[START]
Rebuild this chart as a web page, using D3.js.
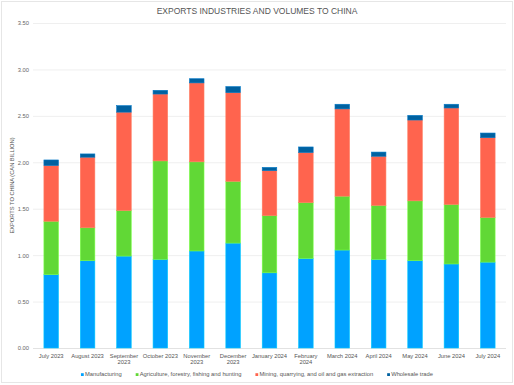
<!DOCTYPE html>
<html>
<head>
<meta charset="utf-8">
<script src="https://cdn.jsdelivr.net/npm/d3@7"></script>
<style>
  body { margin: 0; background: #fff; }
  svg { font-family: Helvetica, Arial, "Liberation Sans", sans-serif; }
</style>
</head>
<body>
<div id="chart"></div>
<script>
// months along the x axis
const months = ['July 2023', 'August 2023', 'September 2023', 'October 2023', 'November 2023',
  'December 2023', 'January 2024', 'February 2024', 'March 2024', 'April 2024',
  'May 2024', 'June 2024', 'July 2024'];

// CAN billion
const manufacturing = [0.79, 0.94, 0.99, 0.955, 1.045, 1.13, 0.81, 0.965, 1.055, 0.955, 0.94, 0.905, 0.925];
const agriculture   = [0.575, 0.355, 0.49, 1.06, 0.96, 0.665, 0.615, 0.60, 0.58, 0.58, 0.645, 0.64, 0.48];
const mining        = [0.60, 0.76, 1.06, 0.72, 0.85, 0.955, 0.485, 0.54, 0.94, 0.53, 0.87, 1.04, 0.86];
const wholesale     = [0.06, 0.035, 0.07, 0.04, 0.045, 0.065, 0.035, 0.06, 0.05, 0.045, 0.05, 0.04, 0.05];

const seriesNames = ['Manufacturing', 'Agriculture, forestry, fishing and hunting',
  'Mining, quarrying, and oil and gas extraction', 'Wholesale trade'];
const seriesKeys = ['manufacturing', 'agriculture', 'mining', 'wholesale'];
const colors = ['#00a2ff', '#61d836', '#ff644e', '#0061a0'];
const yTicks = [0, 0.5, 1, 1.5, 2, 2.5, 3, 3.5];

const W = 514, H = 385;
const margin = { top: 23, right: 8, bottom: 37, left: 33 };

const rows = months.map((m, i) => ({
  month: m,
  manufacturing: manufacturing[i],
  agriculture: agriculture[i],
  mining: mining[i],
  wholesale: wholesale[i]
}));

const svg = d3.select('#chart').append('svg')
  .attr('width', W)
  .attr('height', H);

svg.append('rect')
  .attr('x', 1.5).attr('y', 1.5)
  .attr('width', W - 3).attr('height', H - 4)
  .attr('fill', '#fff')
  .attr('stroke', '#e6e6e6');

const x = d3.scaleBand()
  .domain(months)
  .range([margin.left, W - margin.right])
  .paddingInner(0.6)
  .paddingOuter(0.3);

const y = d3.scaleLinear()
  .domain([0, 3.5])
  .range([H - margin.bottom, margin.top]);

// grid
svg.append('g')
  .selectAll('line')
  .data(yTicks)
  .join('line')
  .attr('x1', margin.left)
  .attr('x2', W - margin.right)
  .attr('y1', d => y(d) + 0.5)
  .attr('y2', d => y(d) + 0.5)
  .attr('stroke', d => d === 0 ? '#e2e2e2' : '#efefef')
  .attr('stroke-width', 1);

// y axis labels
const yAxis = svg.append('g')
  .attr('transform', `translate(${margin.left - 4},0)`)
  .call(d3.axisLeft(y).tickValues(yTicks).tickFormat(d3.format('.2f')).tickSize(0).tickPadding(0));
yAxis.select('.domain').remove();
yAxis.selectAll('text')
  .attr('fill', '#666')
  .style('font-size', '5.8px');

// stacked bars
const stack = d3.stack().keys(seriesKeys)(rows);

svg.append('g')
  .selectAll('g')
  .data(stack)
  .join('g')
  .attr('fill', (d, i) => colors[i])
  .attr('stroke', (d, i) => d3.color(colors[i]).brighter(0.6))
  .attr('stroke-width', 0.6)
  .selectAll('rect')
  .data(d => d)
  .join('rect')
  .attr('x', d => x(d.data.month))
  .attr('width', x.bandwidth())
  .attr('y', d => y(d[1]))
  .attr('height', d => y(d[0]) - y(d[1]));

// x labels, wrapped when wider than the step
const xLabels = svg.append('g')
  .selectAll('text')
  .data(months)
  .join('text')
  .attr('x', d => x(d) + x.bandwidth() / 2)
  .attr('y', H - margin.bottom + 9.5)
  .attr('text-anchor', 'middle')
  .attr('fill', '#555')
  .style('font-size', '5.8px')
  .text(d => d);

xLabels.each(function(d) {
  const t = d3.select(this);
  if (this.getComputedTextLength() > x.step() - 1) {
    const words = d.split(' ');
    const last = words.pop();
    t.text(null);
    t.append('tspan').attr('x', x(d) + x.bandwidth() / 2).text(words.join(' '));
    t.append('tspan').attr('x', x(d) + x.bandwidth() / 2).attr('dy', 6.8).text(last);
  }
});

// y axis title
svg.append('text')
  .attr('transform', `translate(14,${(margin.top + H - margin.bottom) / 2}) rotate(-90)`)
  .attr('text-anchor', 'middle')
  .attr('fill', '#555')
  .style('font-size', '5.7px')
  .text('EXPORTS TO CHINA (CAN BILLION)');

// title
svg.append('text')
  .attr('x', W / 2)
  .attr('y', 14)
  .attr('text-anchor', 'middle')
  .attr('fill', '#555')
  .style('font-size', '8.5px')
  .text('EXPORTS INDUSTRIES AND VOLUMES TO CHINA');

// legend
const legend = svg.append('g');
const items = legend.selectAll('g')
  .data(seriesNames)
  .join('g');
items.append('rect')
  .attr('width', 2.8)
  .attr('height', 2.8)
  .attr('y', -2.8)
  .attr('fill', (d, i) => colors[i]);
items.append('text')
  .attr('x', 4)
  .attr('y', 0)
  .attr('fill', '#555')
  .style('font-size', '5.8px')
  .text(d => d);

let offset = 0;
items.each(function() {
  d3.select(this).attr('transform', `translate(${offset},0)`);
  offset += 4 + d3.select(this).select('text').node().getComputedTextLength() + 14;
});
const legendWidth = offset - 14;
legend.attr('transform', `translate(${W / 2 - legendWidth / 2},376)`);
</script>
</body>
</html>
[END]
EXERCISE DETAILS
Every line is to be duplicated exactly, though pictures stay out.

FULL OUTPUT
Rebuild this chart as a web page, using D3.js.
<!DOCTYPE html>
<html>
<head>
<meta charset="utf-8">
<script src="https://cdn.jsdelivr.net/npm/d3@7"></script>
<style>
  body { margin: 0; background: #fff; }
  svg { font-family: Helvetica, Arial, "Liberation Sans", sans-serif; }
</style>
</head>
<body>
<div id="chart"></div>
<script>
// months along the x axis
const months = ['July 2023', 'August 2023', 'September 2023', 'October 2023', 'November 2023',
  'December 2023', 'January 2024', 'February 2024', 'March 2024', 'April 2024',
  'May 2024', 'June 2024', 'July 2024'];

// CAN billion
const manufacturing = [0.79, 0.94, 0.99, 0.955, 1.045, 1.13, 0.81, 0.965, 1.055, 0.955, 0.94, 0.905, 0.925];
const agriculture   = [0.575, 0.355, 0.49, 1.06, 0.96, 0.665, 0.615, 0.60, 0.58, 0.58, 0.645, 0.64, 0.48];
const mining        = [0.60, 0.76, 1.06, 0.72, 0.85, 0.955, 0.485, 0.54, 0.94, 0.53, 0.87, 1.04, 0.86];
const wholesale     = [0.06, 0.035, 0.07, 0.04, 0.045, 0.065, 0.035, 0.06, 0.05, 0.045, 0.05, 0.04, 0.05];

const seriesNames = ['Manufacturing', 'Agriculture, forestry, fishing and hunting',
  'Mining, quarrying, and oil and gas extraction', 'Wholesale trade'];
const seriesKeys = ['manufacturing', 'agriculture', 'mining', 'wholesale'];
const colors = ['#00a2ff', '#61d836', '#ff644e', '#0061a0'];
const yTicks = [0, 0.5, 1, 1.5, 2, 2.5, 3, 3.5];

const W = 514, H = 385;
const margin = { top: 23, right: 8, bottom: 37, left: 33 };

const rows = months.map((m, i) => ({
  month: m,
  manufacturing: manufacturing[i],
  agriculture: agriculture[i],
  mining: mining[i],
  wholesale: wholesale[i]
}));

const svg = d3.select('#chart').append('svg')
  .attr('width', W)
  .attr('height', H);

svg.append('rect')
  .attr('x', 1.5).attr('y', 1.5)
  .attr('width', W - 3).attr('height', H - 4)
  .attr('fill', '#fff')
  .attr('stroke', '#e6e6e6');

const x = d3.scaleBand()
  .domain(months)
  .range([margin.left, W - margin.right])
  .paddingInner(0.6)
  .paddingOuter(0.3);

const y = d3.scaleLinear()
  .domain([0, 3.5])
  .range([H - margin.bottom, margin.top]);

// grid
svg.append('g')
  .selectAll('line')
  .data(yTicks)
  .join('line')
  .attr('x1', margin.left)
  .attr('x2', W - margin.right)
  .attr('y1', d => y(d) + 0.5)
  .attr('y2', d => y(d) + 0.5)
  .attr('stroke', d => d === 0 ? '#e2e2e2' : '#efefef')
  .attr('stroke-width', 1);

// y axis labels
const yAxis = svg.append('g')
  .attr('transform', `translate(${margin.left - 4},0)`)
  .call(d3.axisLeft(y).tickValues(yTicks).tickFormat(d3.format('.2f')).tickSize(0).tickPadding(0));
yAxis.select('.domain').remove();
yAxis.selectAll('text')
  .attr('fill', '#666')
  .style('font-size', '5.8px');

// stacked bars
const stack = d3.stack().keys(seriesKeys)(rows);

svg.append('g')
  .selectAll('g')
  .data(stack)
  .join('g')
  .attr('fill', (d, i) => colors[i])
  .attr('stroke', (d, i) => d3.color(colors[i]).brighter(0.6))
  .attr('stroke-width', 0.6)
  .selectAll('rect')
  .data(d => d)
  .join('rect')
  .attr('x', d => x(d.data.month))
  .attr('width', x.bandwidth())
  .attr('y', d => y(d[1]))
  .attr('height', d => y(d[0]) - y(d[1]));

// x labels, wrapped when wider than the step
const xLabels = svg.append('g')
  .selectAll('text')
  .data(months)
  .join('text')
  .attr('x', d => x(d) + x.bandwidth() / 2)
  .attr('y', H - margin.bottom + 9.5)
  .attr('text-anchor', 'middle')
  .attr('fill', '#555')
  .style('font-size', '5.8px')
  .text(d => d);

xLabels.each(function(d) {
  const t = d3.select(this);
  if (this.getComputedTextLength() > x.step() - 1) {
    const words = d.split(' ');
    const last = words.pop();
    t.text(null);
    t.append('tspan').attr('x', x(d) + x.bandwidth() / 2).text(words.join(' '));
    t.append('tspan').attr('x', x(d) + x.bandwidth() / 2).attr('dy', 6.8).text(last);
  }
});

// y axis title
svg.append('text')
  .attr('transform', `translate(14,${(margin.top + H - margin.bottom) / 2}) rotate(-90)`)
  .attr('text-anchor', 'middle')
  .attr('fill', '#555')
  .style('font-size', '5.7px')
  .text('EXPORTS TO CHINA (CAN BILLION)');

// title
svg.append('text')
  .attr('x', W / 2)
  .attr('y', 14)
  .attr('text-anchor', 'middle')
  .attr('fill', '#555')
  .style('font-size', '8.5px')
  .text('EXPORTS INDUSTRIES AND VOLUMES TO CHINA');

// legend
const legend = svg.append('g');
const items = legend.selectAll('g')
  .data(seriesNames)
  .join('g');
items.append('rect')
  .attr('width', 2.8)
  .attr('height', 2.8)
  .attr('y', -2.8)
  .attr('fill', (d, i) => colors[i]);
items.append('text')
  .attr('x', 4)
  .attr('y', 0)
  .attr('fill', '#555')
  .style('font-size', '5.8px')
  .text(d => d);

let offset = 0;
items.each(function() {
  d3.select(this).attr('transform', `translate(${offset},0)`);
  offset += 4 + d3.select(this).select('text').node().getComputedTextLength() + 14;
});
const legendWidth = offset - 14;
legend.attr('transform', `translate(${W / 2 - legendWidth / 2},376)`);
</script>
</body>
</html>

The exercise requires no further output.